また、育児や介護を優先したい、勉学を優先したいなど、一人ひとりにフィットした働き方ができるようにしているので、それが伝わる書き方をしています。
条件で選ぶ人は、もっといい条件の会社があればすぐに変わってしまいます。だから私たちのファンになってもらうこと、仲間になりたいと思ってもらうことが今後必要になると思います」
山口さんは採用にお金をかけず、手間暇をかけてでも自分たちで発信することを選んでいます。
「みんなで作った売り上げを、みんなの昇給や福利厚生に充てたいんです。だから『みんなで会社の企業価値を高める活動をして、仕事が増えるようにするんだよ』と話しています」
SNS発信は「とにかく楽しく続けること」
山口さんにSNS発信のコツを聞くと、「背伸びしない、カッコつけないことが大事」との答えが返ってきました。

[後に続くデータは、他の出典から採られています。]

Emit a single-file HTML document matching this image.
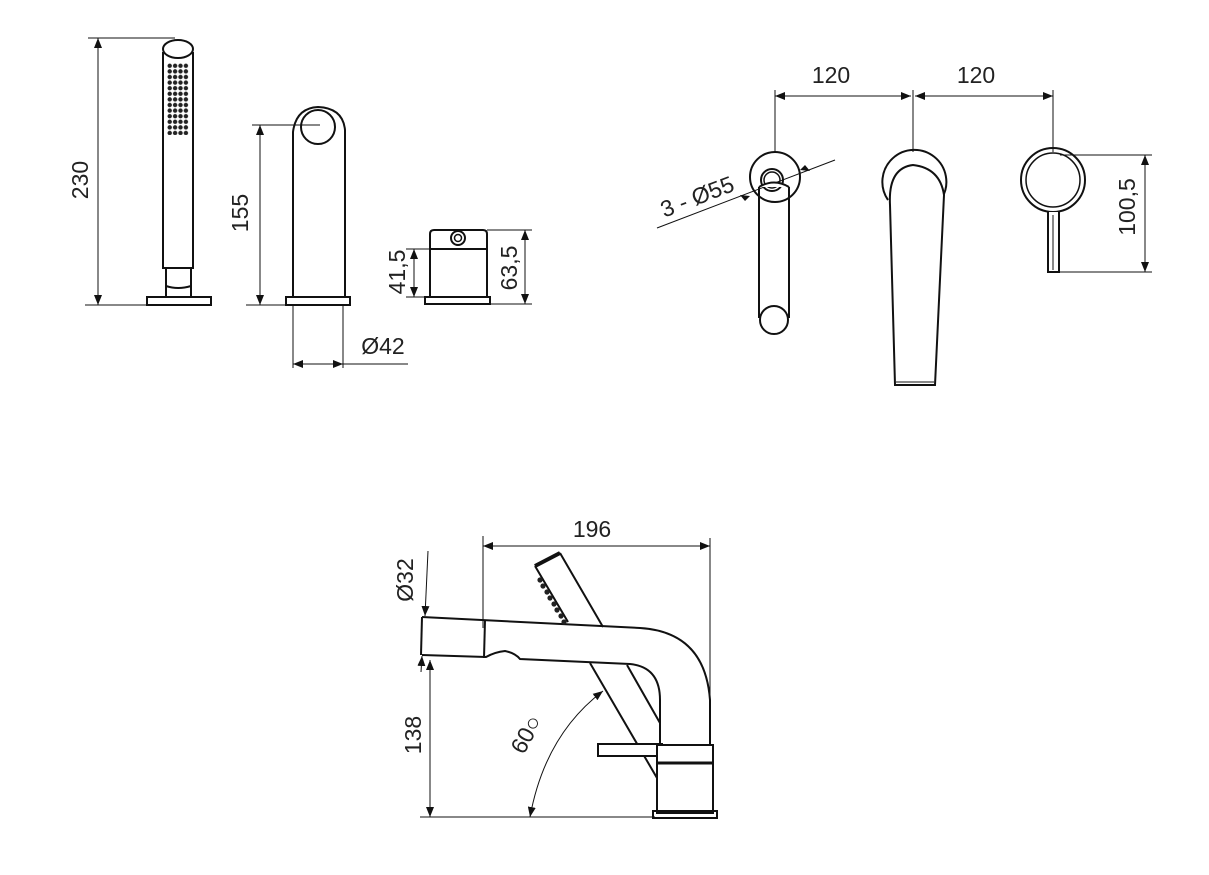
<!DOCTYPE html>
<html><head><meta charset="utf-8"><style>
html,body{margin:0;padding:0;background:#fff}
svg{display:block}
text{font-family:"Liberation Sans",sans-serif;font-size:23px;fill:#222}
</style></head><body>
<svg width="1209" height="875" viewBox="0 0 1209 875" xmlns="http://www.w3.org/2000/svg">
<defs>
<marker id="a" markerWidth="10" markerHeight="8" refX="10" refY="4" orient="auto-start-reverse" markerUnits="userSpaceOnUse"><path d="M0,0 L10,4 L0,8 Z" fill="#111"/></marker>
<pattern id="dots" x="167" y="63" width="5.4" height="5.6" patternUnits="userSpaceOnUse"><circle cx="2.7" cy="2.8" r="2.2" fill="#222"/></pattern>
</defs>
<g stroke="#111" fill="none" stroke-width="1">
<line x1="88" y1="38" x2="175" y2="38"/>
<line x1="85" y1="305" x2="146" y2="305"/>
<line x1="98" y1="38" x2="98" y2="305" marker-start="url(#a)" marker-end="url(#a)"/>
</g>
<g stroke="#111" fill="none" stroke-width="2">
<path d="M163,52 L163,268 L193,268 L193,52"/>
<ellipse cx="178" cy="49" rx="15" ry="9" fill="#fff"/>
<path d="M166,268 L166,297 M191,268 L191,297 M166,286 Q178,290 191,286"/>
<rect x="147" y="297" width="64" height="8"/>
</g>
<rect x="167" y="63" width="22" height="72" fill="url(#dots)"/>
<text transform="translate(88,180) rotate(-90)" text-anchor="middle">230</text>

<g stroke="#111" fill="none" stroke-width="1">
<line x1="252" y1="125" x2="320" y2="125"/>
<line x1="246" y1="305" x2="286" y2="305"/>
<line x1="260" y1="125" x2="260" y2="305" marker-start="url(#a)" marker-end="url(#a)"/>
<line x1="293" y1="305" x2="293" y2="368"/>
<line x1="343" y1="305" x2="343" y2="368"/>
<line x1="293" y1="364" x2="343" y2="364" marker-start="url(#a)" marker-end="url(#a)"/>
<line x1="343" y1="364" x2="408" y2="364"/>
</g>
<g stroke="#111" fill="none" stroke-width="2">
<path d="M293,297 L293,132 Q296,108 318,107 Q343,108 345,130 L345,297"/>
<circle cx="318" cy="127" r="17"/>
<rect x="286" y="297" width="64" height="8"/>
</g>
<text transform="translate(248,213) rotate(-90)" text-anchor="middle">155</text>
<text x="383" y="354" text-anchor="middle">Ø42</text>

<g stroke="#111" fill="none" stroke-width="1">
<line x1="406" y1="249" x2="430" y2="249"/>
<line x1="406" y1="297" x2="424" y2="297"/>
<line x1="414" y1="249" x2="414" y2="297" marker-start="url(#a)" marker-end="url(#a)"/>
<line x1="487" y1="230" x2="532" y2="230"/>
<line x1="491" y1="304" x2="532" y2="304"/>
<line x1="525" y1="230" x2="525" y2="304" marker-start="url(#a)" marker-end="url(#a)"/>
</g>
<g stroke="#111" fill="none" stroke-width="2">
<path d="M430,297 L430,234 Q430,230 434,230 L483,230 Q487,230 487,234 L487,297"/>
<line x1="430" y1="249" x2="487" y2="249"/>
<circle cx="458" cy="238" r="7"/>
<circle cx="458" cy="238" r="3.5" stroke-width="1.5"/>
<rect x="425" y="297" width="65" height="7"/>
</g>
<text transform="translate(405,272) rotate(-90)" text-anchor="middle">41,5</text>
<text transform="translate(517,268) rotate(-90)" text-anchor="middle">63,5</text>

<g stroke="#111" fill="none" stroke-width="1">
<line x1="775" y1="90" x2="775" y2="152"/>
<line x1="913" y1="90" x2="913" y2="152"/>
<line x1="1053" y1="90" x2="1053" y2="152"/>
<line x1="775" y1="96" x2="911" y2="96" marker-start="url(#a)" marker-end="url(#a)"/>
<line x1="915" y1="96" x2="1053" y2="96" marker-start="url(#a)" marker-end="url(#a)"/>
<line x1="657" y1="228" x2="835" y2="160"/>
<line x1="1060" y1="155" x2="1152" y2="155"/>
<line x1="1060" y1="272" x2="1152" y2="272"/>
<line x1="1145" y1="155" x2="1145" y2="272" marker-start="url(#a)" marker-end="url(#a)"/>
</g>
<path d="M750,196 l-10,-1 l5,6 z M800,170 l10,1 l-5,-6 z" fill="#111"/>
<g stroke="#111" fill="none" stroke-width="2">
<circle cx="775" cy="177" r="25"/>
<circle cx="772" cy="180" r="11"/>
<circle cx="772" cy="180" r="8" stroke-width="1.5"/>
<path d="M759,187 L759,318 M789,187 L789,318 M759,187 Q774,178 789,187" fill="#fff"/>
<circle cx="774" cy="320" r="14" fill="#fff"/>
<path d="M888,200 A32,32 0 1 1 942,198"/>
<path d="M890,205 Q888,168 913,165 Q940,168 944,195 L935,385 L895,385 Z" fill="#fff"/>
<line x1="896" y1="382" x2="934" y2="382" stroke-width="1"/>
<circle cx="1053" cy="180" r="32"/>
<circle cx="1053" cy="180" r="27" stroke-width="1.5"/>
<path d="M1048,212 L1048,272 L1059,272 L1059,212" fill="#fff"/>
<line x1="1053" y1="215" x2="1053" y2="270" stroke-width="1"/>
</g>
<text x="831" y="83" text-anchor="middle">120</text>
<text x="976" y="83" text-anchor="middle">120</text>
<text transform="translate(700,204) rotate(-21)" text-anchor="middle">3 - Ø55</text>
<text transform="translate(1135,207) rotate(-90)" text-anchor="middle">100,5</text>

<g stroke="#111" fill="none" stroke-width="1">
<line x1="483" y1="536" x2="483" y2="628"/>
<line x1="710" y1="538" x2="710" y2="745"/>
<line x1="483" y1="546" x2="710" y2="546" marker-start="url(#a)" marker-end="url(#a)"/>
<line x1="420" y1="817" x2="655" y2="817"/>
<line x1="430" y1="660" x2="430" y2="817" marker-start="url(#a)" marker-end="url(#a)"/>
<line x1="428" y1="551" x2="425" y2="616" marker-end="url(#a)"/>
<line x1="421" y1="672" x2="422" y2="656" marker-end="url(#a)"/>
<path d="M603,691 Q545,735 530,817" marker-start="url(#a)" marker-end="url(#a)"/>
</g>
<g stroke="#111" fill="none" stroke-width="2">
<path d="M422,617 L640,628 Q705,632 710,700 L710,745"/>
<path d="M422,655 L486,657 Q495,652 505,651 Q515,653 520,659 L630,664 Q660,667 660,700 L660,745"/>
<line x1="422" y1="617" x2="421" y2="655"/>
<line x1="485" y1="620" x2="484" y2="658"/>
<path d="M535,566 L560,553 M560,553 L603,627 M535,566 L568,622"/>
<line x1="535" y1="566" x2="560" y2="553" stroke-width="4"/>
<path d="M590,663 L657,778 M627,665 L660,723"/>
<rect x="598" y="744" width="64" height="12" fill="#fff"/>
<path d="M657,745 L713,745 L713,813 L657,813 Z" fill="#fff"/>
<line x1="657" y1="763" x2="713" y2="763" stroke-width="3"/>
<rect x="653" y="811" width="64" height="7"/>
</g>
<g fill="#222">
<circle cx="540" cy="580" r="2.6"/><circle cx="543" cy="586" r="2.6"/><circle cx="547" cy="592" r="2.6"/><circle cx="550" cy="598" r="2.6"/><circle cx="554" cy="604" r="2.6"/><circle cx="557" cy="610" r="2.6"/><circle cx="561" cy="616" r="2.6"/><circle cx="564" cy="622" r="2.6"/>
</g>
<text transform="translate(413,580) rotate(-90)" text-anchor="middle">Ø32</text>
<text x="592" y="537" text-anchor="middle">196</text>
<text transform="translate(421,735) rotate(-90)" text-anchor="middle">138</text>
<text transform="translate(533,738) rotate(-62)" text-anchor="middle">60○</text>
</svg>
</body></html>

「例えば、ゴミ拾いで拾った吸い殻を使って、CSRチームが毎月“ポイ捨てアート”をしています。『こんなにゴミを取りました』『キレイにしました』というのは事実なんですけど、そんな発信はダサいと思っていて。見ている人も飽きますよね。
そうじゃなくて『今月はどんなデザインかな』『また見よう』って楽しんでもらえるようにしたいので、あんまりいいカッコしないことを意識して取り組んでもらっています。
カッコ悪いことは出した方がいいけれど、愚痴は書かない。私はたまに酔っぱらって書きますけど(笑)」
「続けることと等身大、透明性が大切だと思います。どんなにいいカッコをしても文章には人柄が出るので、とにかく楽しく続けることです」
今後の目標を聞くと、「なりたい職業に“ゴミ屋さん”を入れること」と笑顔で返ってきました。